Impeach by Neal Katyal

Impeach by Neal Katyal

Author:Neal Katyal
Language: eng
Format: epub
Publisher: HMH Books


“You’re Damn Right We’re Obstructing”

Just over two weeks after Speaker Pelosi formally opened an impeachment inquiry, on October 8, US ambassador George Sondland, a key witness to President Trump’s conduct with Ukraine, was set to testify before Congress. Texts sent to him by Ambassador Taylor—including the “it’s crazy to withhold security assistance for help with a political campaign” text—were at the core of the case against President Trump. Sondland’s response—including the “I believe you are incorrect about President Trump’s intentions” text—was at the core of President Trump’s defense. Many believed the phone call between President Trump and Sondland, which took place in the nearly five-hour window between the two texts, held answers to some of the most important questions about President Trump’s arrangement with President Zelensky, and about his efforts to cover it up. Sondland’s testimony, investigators had hoped, would provide some clarity.

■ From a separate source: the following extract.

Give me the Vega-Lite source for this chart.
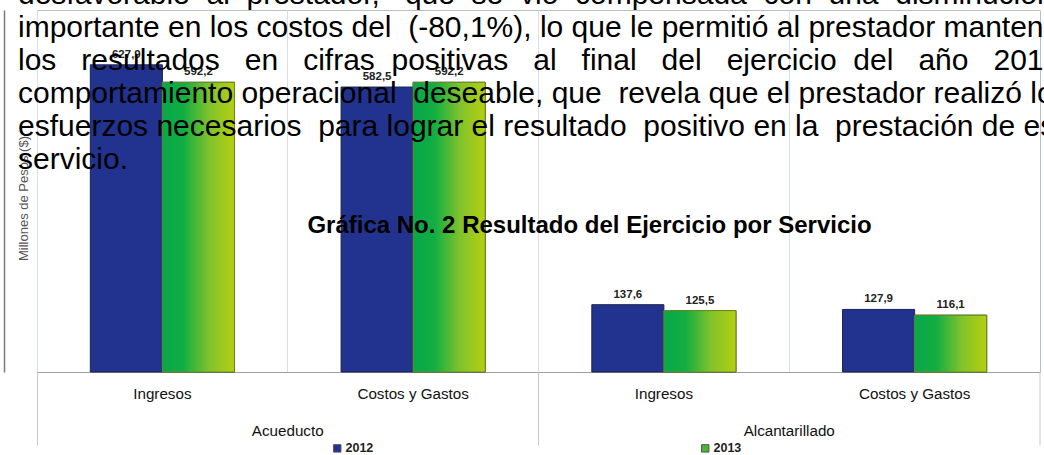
{
  "$schema": "https://vega.github.io/schema/vega-lite/v6.json",
  "width": 1003,
  "height": 362,
  "autosize": {"type": "none"},
  "padding": {"left": 37, "top": 10, "right": 4, "bottom": 83},
  "background": "white",
  "config": {
    "font": "Liberation Sans",
    "view": {"stroke": "#b8bfcc", "strokeWidth": 1},
    "locale": {"number": {"decimal": ",", "thousands": ".", "grouping": [3], "currency": ["$", ""]}}
  },
  "title": {
    "text": [
      "desfavorable\u00a0 al\u00a0 prestador,\u00a0\u00a0 que\u00a0 se\u00a0 vio\u00a0 compensada\u00a0 con\u00a0 una\u00a0 disminución",
      "importante en los costos del\u00a0 (-80,1%), lo que le permitió al prestador mantener",
      "los\u00a0\u00a0 resultados\u00a0\u00a0 en\u00a0\u00a0 cifras\u00a0 positivas\u00a0\u00a0 al\u00a0\u00a0 final\u00a0\u00a0 del\u00a0\u00a0 ejercicio\u00a0 del\u00a0\u00a0 año\u00a0\u00a0 2013",
      "comportamiento operacional\u00a0 deseable, que\u00a0 revela que el prestador realizó los",
      "esfuerzos necesarios\u00a0 para lograr el resultado\u00a0 positivo en la\u00a0 prestación de este",
      "servicio."
    ],
    "anchor": "start",
    "frame": "group",
    "orient": "top",
    "offset": 0,
    "dx": -19,
    "dy": 189,
    "baseline": "alphabetic",
    "font": "Liberation Sans",
    "fontSize": 30,
    "fontWeight": "normal",
    "color": "#000000",
    "lineHeight": 33
  },
  "data": {
    "values": [
      {"service": "Acueducto", "category": "Ingresos", "key": "Acueducto|Ingresos", "year": "2012", "value": 627.9},
      {"service": "Acueducto", "category": "Ingresos", "key": "Acueducto|Ingresos", "year": "2013", "value": 592.2},
      {"service": "Acueducto", "category": "Costos y Gastos", "key": "Acueducto|Costos y Gastos", "year": "2012", "value": 582.5},
      {"service": "Acueducto", "category": "Costos y Gastos", "key": "Acueducto|Costos y Gastos", "year": "2013", "value": 592.2},
      {"service": "Alcantarillado", "category": "Ingresos", "key": "Alcantarillado|Ingresos", "year": "2012", "value": 137.6},
      {"service": "Alcantarillado", "category": "Ingresos", "key": "Alcantarillado|Ingresos", "year": "2013", "value": 125.5},
      {"service": "Alcantarillado", "category": "Costos y Gastos", "key": "Alcantarillado|Costos y Gastos", "year": "2012", "value": 127.9},
      {"service": "Alcantarillado", "category": "Costos y Gastos", "key": "Alcantarillado|Costos y Gastos", "year": "2013", "value": 116.1}
    ]
  },
  "resolve": {"axis": {"x": "independent", "y": "independent"}},
  "layer": [
    {
      "mark": {"type": "bar", "stroke": "#1c2250", "strokeWidth": 1},
      "encoding": {
        "x": {
          "field": "key", "type": "nominal",
          "sort": ["Acueducto|Ingresos", "Acueducto|Costos y Gastos", "Alcantarillado|Ingresos", "Alcantarillado|Costos y Gastos"],
          "scale": {"domain": ["Acueducto|Ingresos", "Acueducto|Costos y Gastos", "Alcantarillado|Ingresos", "Alcantarillado|Costos y Gastos"], "paddingInner": 0, "paddingOuter": 0},
          "axis": {
            "title": null, "orient": "bottom", "labelAngle": 0, "ticks": false, "grid": false,
            "domain": true, "domainColor": "#a0a0a0", "domainWidth": 1,
            "labelExpr": "split(datum.label, '|')[1]",
            "labelFontSize": 15.2, "labelColor": "#111111", "labelPadding": 14, "labelBaseline": "top"
          }
        },
        "xOffset": {"field": "year", "type": "nominal", "scale": {"domain": ["2012", "2013"], "paddingOuter": 0.74, "paddingInner": 0}},
        "y": {
          "field": "value", "type": "quantitative",
          "scale": {"domain": [0, 740], "nice": false},
          "axis": {
            "title": "Millones de Pesos ($)", "orient": "left", "labels": false, "ticks": false, "grid": false,
            "domain": true, "domainColor": "#7a7a7a", "domainWidth": 1.5, "offset": 33,
            "titleFontSize": 13, "titleFontWeight": "normal", "titleColor": "#555555", "titlePadding": -26, "titleY": 188
          }
        },
        "color": {
          "field": "year", "type": "nominal",
          "scale": {"domain": ["2012", "2013"], "range": ["#22338f", "#4db534"]},
          "legend": {
            "title": null, "orient": "none", "legendX": 294, "legendY": 432, "direction": "horizontal",
            "symbolType": "square", "symbolSize": 55, "symbolStrokeWidth": 1, "symbolStrokeColor": "#555",
            "labelFontSize": 12.5, "labelFontWeight": "bold", "labelColor": "#222", "labelOffset": 2,
            "columnPadding": 325
          }
        }
      }
    },
    {
      "transform": [{"filter": "datum.year == '2013'"}],
      "mark": {
        "type": "bar", "stroke": "#6f8a1e", "strokeWidth": 1,
        "color": {
          "gradient": "linear", "x1": 0, "y1": 0, "x2": 1, "y2": 0,
          "stops": [
            {"offset": 0, "color": "#07a84a"},
            {"offset": 0.3, "color": "#13ae42"},
            {"offset": 0.65, "color": "#80c22c"},
            {"offset": 1, "color": "#b4d010"}
          ]
        }
      },
      "encoding": {
        "x": {
          "field": "key", "type": "nominal",
          "sort": ["Acueducto|Ingresos", "Acueducto|Costos y Gastos", "Alcantarillado|Ingresos", "Alcantarillado|Costos y Gastos"],
          "axis": {
            "title": null, "orient": "bottom", "labelAngle": 0, "bandPosition": 0,
            "grid": true, "gridColor": "#d8dfec", "gridWidth": 1,
            "domain": false,
            "ticks": true, "tickSize": 73, "tickWidth": 1,
            "tickColor": {"condition": {"test": "indexof(datum.value, 'Ingresos') >= 0", "value": "#c8c8c8"}, "value": "transparent"},
            "labelExpr": "indexof(datum.label, 'Costos') >= 0 ? split(datum.label, '|')[0] : ''",
            "labelOffset": -125.4,
            "labelFontSize": 15.2, "labelColor": "#111111", "labelPadding": -22, "labelBaseline": "top", "labelAlign": "center"
          }
        },
        "xOffset": {"field": "year", "type": "nominal", "scale": {"domain": ["2012", "2013"]}},
        "y": {"field": "value", "type": "quantitative", "scale": {"domain": [0, 740], "nice": false}, "axis": null}
      }
    },
    {
      "mark": {"type": "text", "baseline": "bottom", "dy": -5, "fontSize": 11.5, "fontWeight": "bold", "color": "#222222"},
      "encoding": {
        "x": {"field": "key", "type": "nominal", "sort": ["Acueducto|Ingresos", "Acueducto|Costos y Gastos", "Alcantarillado|Ingresos", "Alcantarillado|Costos y Gastos"], "axis": null},
        "xOffset": {"field": "year", "type": "nominal", "scale": {"domain": ["2012", "2013"]}},
        "y": {"field": "value", "type": "quantitative", "scale": {"domain": [0, 740], "nice": false}, "axis": null},
        "text": {"field": "value", "type": "quantitative", "format": ".1f"}
      }
    },
    {
      "data": {"values": [{"label": "Gráfica No. 2 Resultado del Ejercicio por Servicio", "anchorKey": "Alcantarillado|Ingresos", "level": 298}]},
      "mark": {"type": "text", "align": "center", "baseline": "middle", "dx": 51, "fontSize": 24, "fontWeight": "bold", "color": "#000000"},
      "encoding": {
        "x": {"field": "anchorKey", "type": "nominal", "bandPosition": 0, "axis": null},
        "y": {"field": "level", "type": "quantitative", "scale": {"domain": [0, 740], "nice": false}, "axis": null},
        "text": {"field": "label"}
      }
    },
    {
      "data": {"values": [{"edgeKey": "Alcantarillado|Costos y Gastos", "from": 0, "to": -150}]},
      "mark": {"type": "rule", "color": "#c8c8c8", "strokeWidth": 1},
      "encoding": {
        "x": {"field": "edgeKey", "type": "nominal", "bandPosition": 1, "axis": null},
        "y": {"field": "from", "type": "quantitative", "scale": {"domain": [0, 740], "nice": false}, "axis": null},
        "y2": {"field": "to"}
      }
    }
  ]
}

But early in the morning of the very day on which Sondland was set to testify, the White House announced that he would be barred from doing so. Shortly thereafter, President Trump tweeted: “I would love to send Ambassador Sondland, a really good man and great American, to testify, but unfortunately he would be testifying before a totally compromised kangaroo court.” That same day President Trump’s White House counsel, Pat Cipollone, sent Congress the letter I mentioned in Chapter 2 (which is reproduced in the appendix), declaring, “President Trump cannot permit his Administration to participate in this partisan inquiry under these circumstances.”

Cipollone’s eight-page letter, as David Graham has argued, can be captured in a five-word phrase: “You’re damn right we’re obstructing.”

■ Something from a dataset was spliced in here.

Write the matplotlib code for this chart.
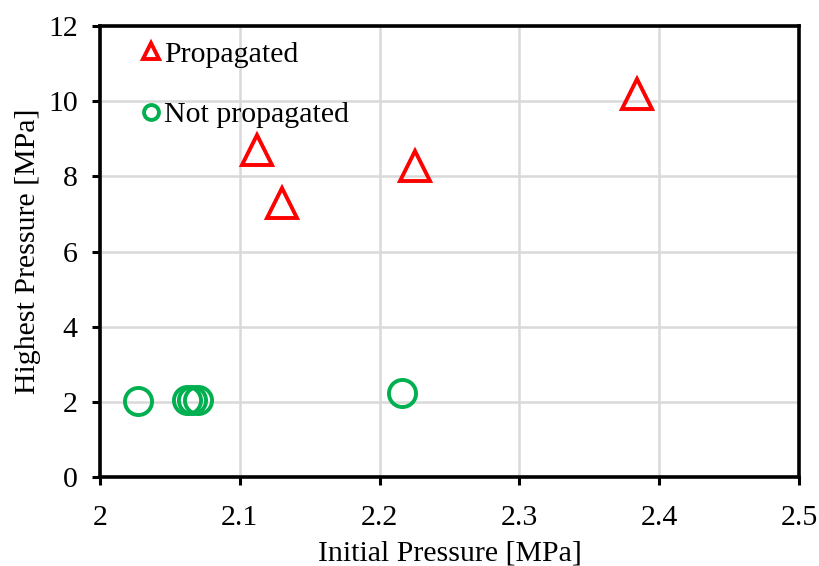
import numpy as np
import matplotlib
matplotlib.use('Agg')
import matplotlib.pyplot as plt

plt.rcParams['font.family'] = ['Liberation Serif', 'DejaVu Serif']

# propagated cases
prop_x = [2.112, 2.130, 2.225, 2.384]
prop_y = [8.70, 7.28, 8.28, 10.19]

# not propagated cases
notp_x = [2.027, 2.062, 2.066, 2.070, 2.216]
notp_y = [2.03, 2.05, 2.05, 2.05, 2.23]

xticks = [2, 2.1, 2.2, 2.3, 2.4, 2.5]
xticklabels = ['2', '2.1', '2.2', '2.3', '2.4', '2.5']
yticks = [0, 2, 4, 6, 8, 10, 12]

fig = plt.figure(figsize=(8.19, 5.66), dpi=100)
ax = fig.add_axes([0.1221, 0.1572, 0.8535, 0.7968])

ax.plot(prop_x, prop_y, linestyle='none', marker='^', ms=21, mfc='none',
        mec='#ff0000', mew=2.8, label='Propagated', zorder=3)
ax.plot(notp_x, notp_y, linestyle='none', marker='o', ms=19.5, mfc='none',
        mec='#00b050', mew=2.8, label='Not propagated', zorder=3)

ax.set_xlim(2, 2.5)
ax.set_ylim(0, 12)
ax.set_xticks(xticks)
ax.set_xticklabels(xticklabels)
ax.set_yticks(yticks)
ax.grid(True, color='#d9d9d9', linewidth=1.8)
ax.set_axisbelow(True)

for s in ax.spines.values():
    s.set_linewidth(2.6)
    s.set_color('black')

ax.tick_params(direction='out', length=6, width=2.2, labelsize=21.5)
ax.tick_params(axis='x', pad=14)
ax.tick_params(axis='y', pad=10)
ax.set_xlabel('Initial Pressure [MPa]', fontsize=21.5, labelpad=7)
ax.set_ylabel('Highest Pressure [MPa]', fontsize=21.5, labelpad=5)

leg = ax.legend(loc='upper left', frameon=False, fontsize=21.5, markerscale=0.55,
                handlelength=0.4, handletextpad=0.25, labelspacing=1.12,
                bbox_to_anchor=(0.026, 1.027))

fig.savefig('out.png', dpi=100)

As with Trump’s previous claims of executive privilege, Cipollone’s letter rests on a fundamental contradiction. On the one hand, Trump’s lawyers have refused to participate in any criminal investigations because of their belief that the president cannot be indicted in court. The only way you can investigate a president, they argue, is through impeachment. On the other hand, President Trump’s lawyers have begun arguing that impeachment itself is “illegitimate.”

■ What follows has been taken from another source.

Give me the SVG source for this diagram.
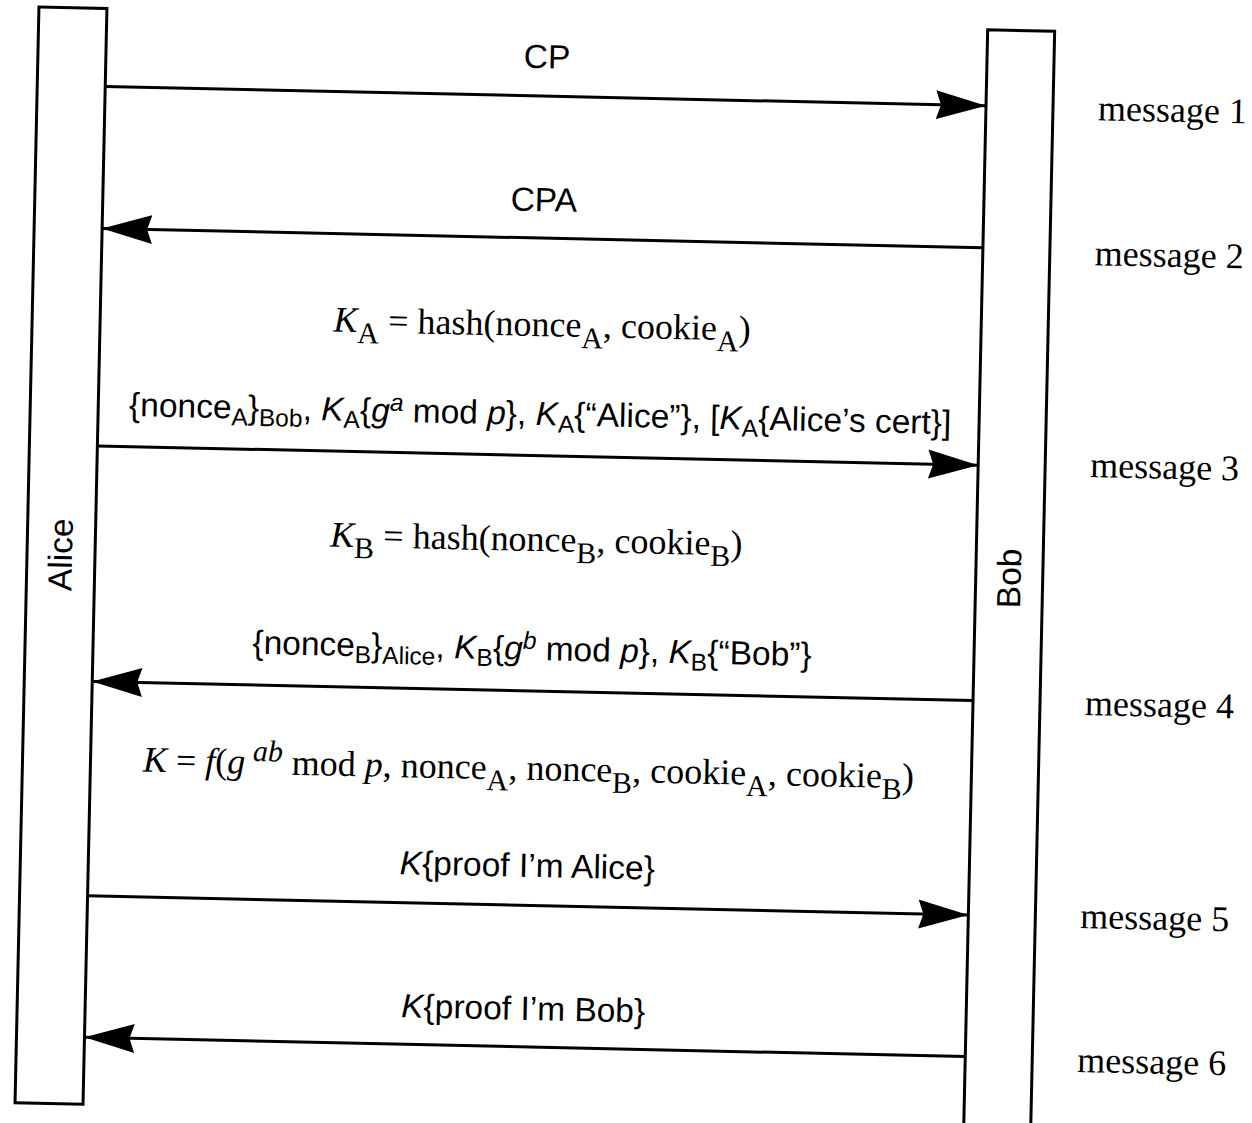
<svg xmlns="http://www.w3.org/2000/svg" width="1252" height="1123" viewBox="0 0 1252 1123">
<style>
.bar{fill:none;stroke:#000;stroke-width:3}
.msgline{fill:none;stroke:#000;stroke-width:3}
.sans{font-family:"Liberation Sans",Arial,sans-serif;font-size:33.5px;fill:#000}
.serif{font-family:"Liberation Serif","Times New Roman",serif;font-size:36px;fill:#000}
.msg{font-family:"Liberation Serif","Times New Roman",serif;font-size:36px;fill:#000}
.it{font-style:italic}
.ssub{font-size:24.5px}
.rsub{font-size:30px}
</style>
<defs>
<marker id="ah" markerUnits="userSpaceOnUse" markerWidth="52" markerHeight="32" viewBox="0 0 52 32" refX="50" refY="16" orient="auto">
<path d="M50,16 L0,1.5 L5,16 L0,30.5 Z" fill="#000"/>
</marker>
</defs>
<rect width="1252" height="1123" fill="#fff"/>
<g transform="rotate(1.25 626 561)">
<g id="alice">
<rect class="bar" x="27" y="20" width="68" height="1096"/>
<text class="sans" transform="translate(72 567) rotate(-90)" text-anchor="middle">Alice</text>
</g>
<g id="bob">
<path class="bar" d="M976,1160 L976,22 L1043,22 L1043,1160"/>
<text class="sans" transform="translate(1021 570) rotate(-90)" text-anchor="middle">Bob</text>
</g>
<g id="connectors">
<line class="msgline" x1="95" y1="98" x2="976" y2="98" marker-end="url(#ah)"/>
<line class="msgline" x1="976" y1="240" x2="95" y2="240" marker-end="url(#ah)"/>
<line class="msgline" x1="95" y1="457.5" x2="976" y2="457.5" marker-end="url(#ah)"/>
<line class="msgline" x1="976" y1="693" x2="95" y2="693" marker-end="url(#ah)"/>
<line class="msgline" x1="95" y1="907.5" x2="976" y2="907.5" marker-end="url(#ah)"/>
<line class="msgline" x1="976" y1="1049" x2="95" y2="1049" marker-end="url(#ah)"/>
</g>
<g id="labels">
<text class="sans" x="536" y="70" text-anchor="middle">CP</text>
<text class="sans" x="536" y="213" text-anchor="middle">CPA</text>
<text class="serif" x="537" y="338" text-anchor="middle"><tspan class="it">K</tspan><tspan class="rsub" dy="11">A</tspan><tspan dy="-11"> = hash(nonce</tspan><tspan class="rsub" dy="11">A</tspan><tspan dy="-11">, cookie</tspan><tspan class="rsub" dy="11">A</tspan><tspan dy="-11">)</tspan></text>
<text class="sans" x="537" y="427" text-anchor="middle">{nonce<tspan class="ssub" dy="7">A</tspan><tspan dy="-7">}</tspan><tspan class="ssub" dy="7">Bob</tspan><tspan dy="-7">, </tspan><tspan class="it">K</tspan><tspan class="ssub" dy="7">A</tspan><tspan dy="-7">{</tspan><tspan class="it">g</tspan><tspan class="ssub it" dy="-11">a</tspan><tspan dy="11"> mod </tspan><tspan class="it">p</tspan>}, <tspan class="it">K</tspan><tspan class="ssub" dy="7">A</tspan><tspan dy="-7">{“Alice”}, [</tspan><tspan class="it">K</tspan><tspan class="ssub" dy="7">A</tspan><tspan dy="-7">{Alice’s cert}]</tspan></text>
<text class="serif" x="536" y="553" text-anchor="middle"><tspan class="it">K</tspan><tspan class="rsub" dy="11">B</tspan><tspan dy="-11"> = hash(nonce</tspan><tspan class="rsub" dy="11">B</tspan><tspan dy="-11">, cookie</tspan><tspan class="rsub" dy="11">B</tspan><tspan dy="-11">)</tspan></text>
<text class="sans" x="534" y="662" text-anchor="middle">{nonce<tspan class="ssub" dy="7">B</tspan><tspan dy="-7">}</tspan><tspan class="ssub" dy="7">Alice</tspan><tspan dy="-7">, </tspan><tspan class="it">K</tspan><tspan class="ssub" dy="7">B</tspan><tspan dy="-7">{</tspan><tspan class="it">g</tspan><tspan class="ssub it" dy="-11">b</tspan><tspan dy="11"> mod </tspan><tspan class="it">p</tspan>}, <tspan class="it">K</tspan><tspan class="ssub" dy="7">B</tspan><tspan dy="-7">{“Bob”}</tspan></text>
<text class="serif" x="533" y="782" text-anchor="middle"><tspan class="it">K</tspan> = <tspan class="it">f</tspan>(<tspan class="it">g</tspan><tspan class="rsub it" dy="-13"> ab</tspan><tspan dy="13"> mod </tspan><tspan class="it">p</tspan>, nonce<tspan class="rsub" dy="11">A</tspan><tspan dy="-11">, nonce</tspan><tspan class="rsub" dy="11">B</tspan><tspan dy="-11">, cookie</tspan><tspan class="rsub" dy="11">A</tspan><tspan dy="-11">, cookie</tspan><tspan class="rsub" dy="11">B</tspan><tspan dy="-11">)</tspan></text>
<text class="sans" x="534" y="879" text-anchor="middle"><tspan class="it">K</tspan>{proof I’m Alice}</text>
<text class="sans" x="533" y="1022" text-anchor="middle"><tspan class="it">K</tspan>{proof I’m Bob}</text>
<text class="msg" x="1088" y="110">message 1</text>
<text class="msg" x="1088" y="255">message 2</text>
<text class="msg" x="1088" y="467">message 3</text>
<text class="msg" x="1088" y="705">message 4</text>
<text class="msg" x="1088" y="918">message 5</text>
<text class="msg" x="1088" y="1062">message 6</text>
</g>
</g>
</svg>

These two beliefs together would leave Congress with no way to compel the president to participate in their inquiry—in effect, rendering him above the law. That, it seems, is exactly the intention of President Trump’s lawyers at the Justice Department. Indeed, they recently went so far as to tell US District Court chief judge Beryl Howell that they believed the Supreme Court ruling compelling Nixon to release his tapes may have been decided differently today.

Judge Howell’s response to the Trump Administration? “Wow. Okay.”

Our Constitution leaves us with two remedies for a president like this. The first is our courts. Whenever a president refuses to comply with a formal subpoena from Congress, the House can challenge his claims of executive privilege before a federal court in Washington, DC. If either party is unsatisfied with this ruling, they can challenge it at the Court of Appeals in Washington—and, if they are still unsatisfied, ultimately at the Supreme Court. That is exactly what happened in Watergate.

Many believe this time will be different, because the majority of justices on today’s Supreme Court were appointed by Republican presidents.